On 22.08.2011 20:31, Daniel P. Berrange wrote:
On Mon, Aug 22, 2011 at 05:33:12PM +0100, Daniel P. Berrange wrote:
> On Mon, Aug 22, 2011 at 09:29:56AM -0600, Eric Blake wrote:
>> On 08/22/2011 09:21 AM, Daniel P. Berrange wrote:
>>> If we had a separate API for sending 'quit' on the monitor, then the
>>> mgmt app can decide how long to wait for the graceful shutdown of QEMU
>>> before resorting to the hard virDomainDestroy command. If the app knows
>>> that there is high I/O load, then it might want to wait for 'quit'
to
>>> complete longer than normal to allow enough time for I/O flush.
>>
>> Indeed - that is exactly what I was envisioning with a
>> virDomainShutdownFlags() call with a flag to request to use the quit
>> monitor command instead of the default ACPI injection. The
>> virDomainShutdownFlags() would have no timeout (it blocks until
>> successful, or returns failure with no 'quit' command attempted),
>> and the caller can inject their own unconditional virDomainDestroy()

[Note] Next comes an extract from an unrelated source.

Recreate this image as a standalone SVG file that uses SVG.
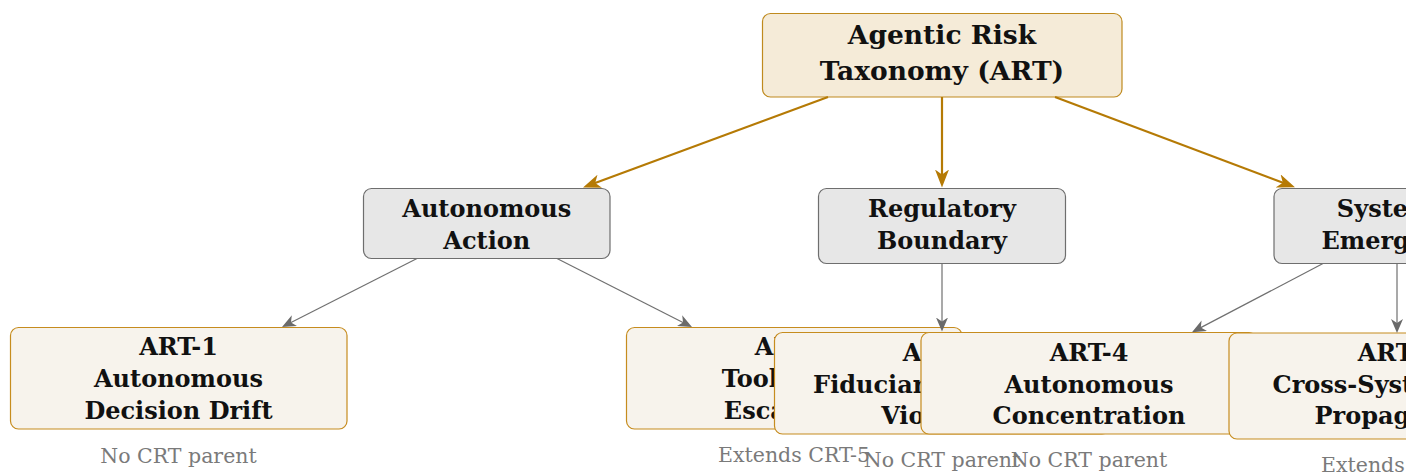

>> at whatever timeout they think is appropriate.
>
> The virDomainShutdown API is really about guest initiated graceful
> shutdown. Sending the 'quit' command to QEMU is still *ungraceful*
> as far as the guest OS is concerned, so I think it is best not to
> leverage the Shutdown API for 'quit'.
>
> I think this probably calls for a virDomainQuit API.
Actually this entire thread is on the wrong path.
Both the monitor 'quit' command and 'SIGTERM' in QEMU do exactly the
same thing. A immediate stop of the guest, but with a graceful shutdown
of the QEMU process[1].
In theory there is a difference that sending a signal is asynchronous
and 'quit' is a synchronous command, but in practice this is not
relevant, since while executio nof the 'quit' command is synchronous,
this command only makes the *request* to exit. QEMU won't actually
exit until the event loop processes the request later.
There is thus no point in us even bothering with sending 'quit' to
the QEMU monitor.
The virDomainDestroy method calls qemuProcessKill which sends SIGTERM,
waits a short while, then sends SIGKILL. It then calls qemuProcessStop
to reap the process. This also happens to call qemuProcessKill again
with SIGTERM, then SIGKILL.
We need to make this more controllable by apps, by making it possible
to send just the SIGTERM and not the SIGKILL. Then we can add a new
flag to virDomainDestroy to request this SIGTERM only behaviour. If
the guest does not actually die, the mgmt app can then just reinvoke
virDomainDestroy without the flag, to get the full SIGTERM+SIGKILL
behaviour we have today.
Sending signal to qemu process is just a part of domain destroying. What
about cleanup code (emitting event, audit log, removing transient
domain, ...)? Can I rely on monitor EOF handling code? What should be
the return value for this case when only SIGTERM is sent?
So there's no need for the QEMU monitor to be involved anywhere in
this.
Regards,
Daniel
[1] The SIGTERM handler and 'quit' command handler both end up just
calling qemu_system_shutdown_request().